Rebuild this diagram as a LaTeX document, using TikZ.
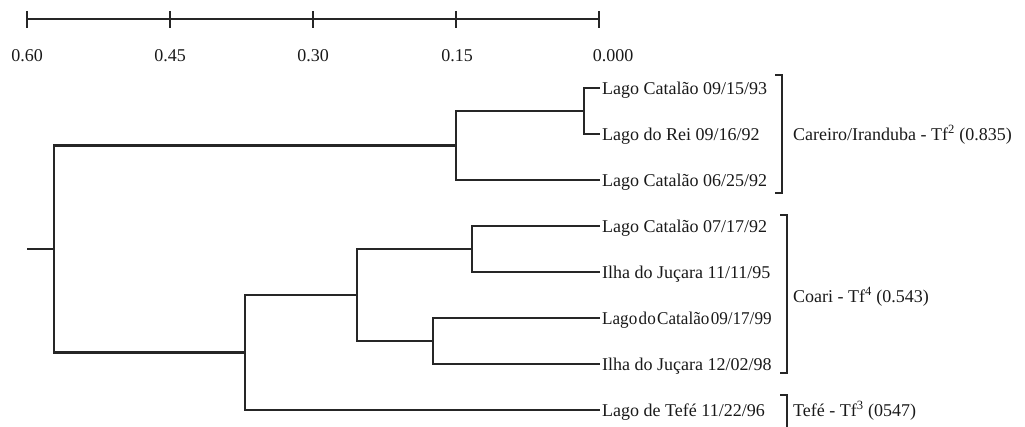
\documentclass[tikz,border=0pt]{standalone}
\usepackage{fontspec}
\setmainfont{Liberation Serif}
\begin{document}
\begin{tikzpicture}[x=1pt,y=-1pt]
\tikzset{
  edge/.style={draw=black!85, line width=2.8pt, line join=miter},
  txt/.style={inner xsep=2pt, inner ysep=0pt, text height=12.5pt, text depth=0pt,
              font=\fontsize{18}{20}\selectfont, text=black!90},
  leaf/.style={txt, anchor=west},
  grp/.style={txt, anchor=west},
  scalelbl/.style={txt, anchor=center}
}
\useasboundingbox (0,0) rectangle (1025,427);

% scale bar
\coordinate (s0) at (27,19);
\coordinate (s4) at (599,19);
\draw[edge] (s0) -- (s4);
\foreach \x in {27,170,313,456,599} {\draw[edge] (\x,11) -- (\x,28);}
\node[scalelbl] (t0) at (27,55) {0.60};
\node[scalelbl] (t1) at (170,55) {0.45};
\node[scalelbl] (t2) at (313,55) {0.30};
\node[scalelbl] (t3) at (457,55) {0.15};
\node[scalelbl] (t4) at (613,55) {0.000};

% leaves
\node[leaf] (l1) at (600,88) {Lago Catalão 09/15/93};
\node[leaf] (l2) at (600,134) {Lago do Rei 09/16/92};
\node[leaf] (l3) at (600,180) {Lago Catalão 06/25/92};
\node[leaf] (l4) at (600,226) {Lago Catalão 07/17/92};
\node[leaf] (l5) at (600,272) {Ilha do Juçara 11/11/95};
\node[leaf] (l6) at (600,318) {\scalebox{0.95}[1]{\spaceskip=0.08em\relax Lago do Catalão 09/17/99}};
\node[leaf] (l7) at (600,364) {Ilha do Juçara 12/02/98};
\node[leaf] (l8) at (600,410) {Lago de Tefé 11/22/96};

% internal nodes
\coordinate (n1) at (584,111);
\coordinate (nA) at (456,145.5);
\coordinate (c1) at (472,249);
\coordinate (c2) at (433,341);
\coordinate (nC) at (357,295);
\coordinate (nB) at (245,352.5);
\coordinate (root) at (54,249);
\coordinate (stub) at (27,249);

\draw[edge] (n1) |- (l1.west);
\draw[edge] (n1) |- (l2.west);
\draw[edge] (nA) |- (n1);
\draw[edge] (nA) |- (l3.west);
\draw[edge] (c1) |- (l4.west);
\draw[edge] (c1) |- (l5.west);
\draw[edge] (c2) |- (l6.west);
\draw[edge] (c2) |- (l7.west);
\draw[edge] (nC) |- (c1);
\draw[edge] (nC) |- (c2);
\draw[edge] (nB) |- (nC);
\draw[edge] (nB) |- (l8.west);
\draw[edge] (root) |- (nA);
\draw[edge] (root) |- (nB);
\draw[edge] (stub) -- (root);

% brackets
\draw[edge] (775,75) -- (782,75) -- (782,193) -- (775,193);
\draw[edge] (780,215) -- (787,215) -- (787,373) -- (780,373);
\draw[edge] (780,395) -- (787,395) -- (787,430);

% group labels
\node[grp] (g1) at (791,134) {Careiro/Iranduba - Tf\textsuperscript{2} (0.835)};
\node[grp] (g2) at (791,296) {Coari - Tf\textsuperscript{4} (0.543)};
\node[grp] (g3) at (791,410) {Tefé - Tf\textsuperscript{3} (0547)};
\end{tikzpicture}
\end{document}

→ Exercise: Exclude the pictures. Write out the remaining data exactly.

→ Task solution:
Rebuild this diagram as a LaTeX document, using TikZ.
\documentclass[tikz,border=0pt]{standalone}
\usepackage{fontspec}
\setmainfont{Liberation Serif}
\begin{document}
\begin{tikzpicture}[x=1pt,y=-1pt]
\tikzset{
  edge/.style={draw=black!85, line width=2.8pt, line join=miter},
  txt/.style={inner xsep=2pt, inner ysep=0pt, text height=12.5pt, text depth=0pt,
              font=\fontsize{18}{20}\selectfont, text=black!90},
  leaf/.style={txt, anchor=west},
  grp/.style={txt, anchor=west},
  scalelbl/.style={txt, anchor=center}
}
\useasboundingbox (0,0) rectangle (1025,427);

% scale bar
\coordinate (s0) at (27,19);
\coordinate (s4) at (599,19);
\draw[edge] (s0) -- (s4);
\foreach \x in {27,170,313,456,599} {\draw[edge] (\x,11) -- (\x,28);}
\node[scalelbl] (t0) at (27,55) {0.60};
\node[scalelbl] (t1) at (170,55) {0.45};
\node[scalelbl] (t2) at (313,55) {0.30};
\node[scalelbl] (t3) at (457,55) {0.15};
\node[scalelbl] (t4) at (613,55) {0.000};

% leaves
\node[leaf] (l1) at (600,88) {Lago Catalão 09/15/93};
\node[leaf] (l2) at (600,134) {Lago do Rei 09/16/92};
\node[leaf] (l3) at (600,180) {Lago Catalão 06/25/92};
\node[leaf] (l4) at (600,226) {Lago Catalão 07/17/92};
\node[leaf] (l5) at (600,272) {Ilha do Juçara 11/11/95};
\node[leaf] (l6) at (600,318) {\scalebox{0.95}[1]{\spaceskip=0.08em\relax Lago do Catalão 09/17/99}};
\node[leaf] (l7) at (600,364) {Ilha do Juçara 12/02/98};
\node[leaf] (l8) at (600,410) {Lago de Tefé 11/22/96};

% internal nodes
\coordinate (n1) at (584,111);
\coordinate (nA) at (456,145.5);
\coordinate (c1) at (472,249);
\coordinate (c2) at (433,341);
\coordinate (nC) at (357,295);
\coordinate (nB) at (245,352.5);
\coordinate (root) at (54,249);
\coordinate (stub) at (27,249);

\draw[edge] (n1) |- (l1.west);
\draw[edge] (n1) |- (l2.west);
\draw[edge] (nA) |- (n1);
\draw[edge] (nA) |- (l3.west);
\draw[edge] (c1) |- (l4.west);
\draw[edge] (c1) |- (l5.west);
\draw[edge] (c2) |- (l6.west);
\draw[edge] (c2) |- (l7.west);
\draw[edge] (nC) |- (c1);
\draw[edge] (nC) |- (c2);
\draw[edge] (nB) |- (nC);
\draw[edge] (nB) |- (l8.west);
\draw[edge] (root) |- (nA);
\draw[edge] (root) |- (nB);
\draw[edge] (stub) -- (root);

% brackets
\draw[edge] (775,75) -- (782,75) -- (782,193) -- (775,193);
\draw[edge] (780,215) -- (787,215) -- (787,373) -- (780,373);
\draw[edge] (780,395) -- (787,395) -- (787,430);

% group labels
\node[grp] (g1) at (791,134) {Careiro/Iranduba - Tf\textsuperscript{2} (0.835)};
\node[grp] (g2) at (791,296) {Coari - Tf\textsuperscript{4} (0.543)};
\node[grp] (g3) at (791,410) {Tefé - Tf\textsuperscript{3} (0547)};
\end{tikzpicture}
\end{document}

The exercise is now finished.